São João Evangelista

São João Evangelista

Somos convocados a ser como o discípulo amado, que nos ensina, com sua coragem e perseverança, a não sermos passivos diante dos desafios do mundo.

Helia Carla de Paula Santos[1]

O Evangelho de João, apóstolo de Jesus Cristo, tem como símbolo a águia, segundo a tradição cristã, e isso carrega um profundo significado pois essa ave voa nas alturas – portanto próxima de Deus, fazendo seus ninhos nas montanhas e penhascos, a fim de proteger melhor seus filhotes. 

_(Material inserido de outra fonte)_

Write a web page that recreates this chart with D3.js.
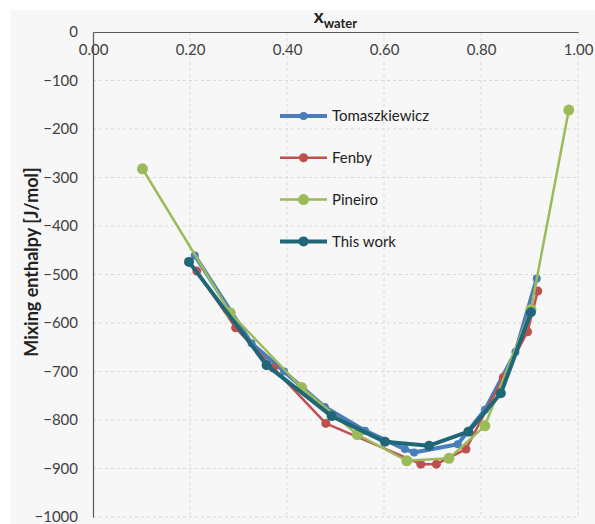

Nos primeiros séculos da Igreja, a comunidade cristã teve acesso a textos (Evangelhos e Epistolas) que tinham um objetivo catequético e pedagógico, pois se preocupavam com o ensinamento sobre Jesus Cristo. Dentro dos grupos eclesiais, João salientou a presença de algumas pessoas chamadas de “anticristos” (1Jo 2,18) e “sedutores” (2Jo 1,7) que espalhavam inverdades sobre o Senhor. Essas seitas se autodenominavam cristãs, teciam ensinamentos diversos que se alastraram por várias regiões, mas eram falsas, lançando sombras sobre a verdade e sobre aquilo que era, de fato, autêntico e correto. Esse é o motivo por que os textos que compõem o Novo Testamento procuram, sobretudo, combater as falácias que surgiram nessas seitas.

Entre os textos escritos, que serviam como suporte teológico, encontramos aqueles atribuídos a João, um dos dozes apóstolos escolhidos por Jesus, e que era irmão de Tiago. João, também conhecido pela tradição como “o discípulo amado”, foi martirizado a mando do rei Herodes (At 12, 2). Esse apóstolo nos apresenta um horizonte que desembarca na realidade dos primeiros seguidores de Cristo, e sua tarefa era dizer, nas entrelinhas de seus textos, que vale a pena continuar com Jesus, ainda que a conjuntura seja a repressão imposta pelos romanos e pelo judaísmo vigente, e mesmo que a tirania impeça o “direito de comprar e vender” para sobreviver (Ap 13,17).

João mostra as vicissitudes e desafios que as comunidades precisavam enfrentar. No Evangelho, encontramos os discursos dos fariseus, que eram autoridades muito próximas ao povo, e que, a partir do ano 70, tornaram-se inimigos do cristianismo (Jo 9). Os discursos presentes no texto instruem a Igreja sobre como enfrentar os fariseus. Além disso, o autor, também a partir dos discursos, evidencia a incredulidade, a dúvida e a desconfiança dessas autoridades, as quais não criam no Filho do Homem (Jo 9, 35). Esse é o maior perigo que as pessoas naquele tempo (e hoje) enfrentavam (e enfrentam): não exatamente ser expulsas, ou se tornarem extrassinagogais, e sim não reconhecerem Jesus como Senhor! Isso, sim, é um risco, um apuro, porque não há esperança fora de Cristo!

Na tradição apostólica, em seus escritos, João nos interpela na nossa maneira de ser seguidores de Cristo. Sua abordagem literária vai além do primeiro século, uma vez que capta as situações que vivenciamos no século XXI. Nas comunidades primevas como nas comunidades atuais, os desafios são distintos e múltiplos, porém sua fidelidade ultrapassa o tempo e nos ensina a atualizar, renovar e aperfeiçoar a nossa prática, nosso estilo e nossos hábitos que se contrapõem ao compromisso de ser discípulo de Cristo.

Somos convocados a ser como o discípulo amado, que nos ensina, com sua coragem e perseverança, a não sermos passivos diante dos desafios do mundo. Em suas cartas, o autor nos fala que devemos caminhar sempre na luz (1Jo 1), que devemos romper com as estruturas do pecado (1Jo 2) e viver como filhos de Deus (1Jo 3). São João nos fala da caridade e da verdade (2 Jo, 3 Jo) como princípios e fundamentos na relação com Deus, com o meio ambiente, com nós mesmos e com os outros.

Faz-se necessário, pois, retornar à tradição e evocar a herança que João Evangelista nos brinda, a fim de termos maior intimidade com Deus e viver a certeza de seu amor por nós.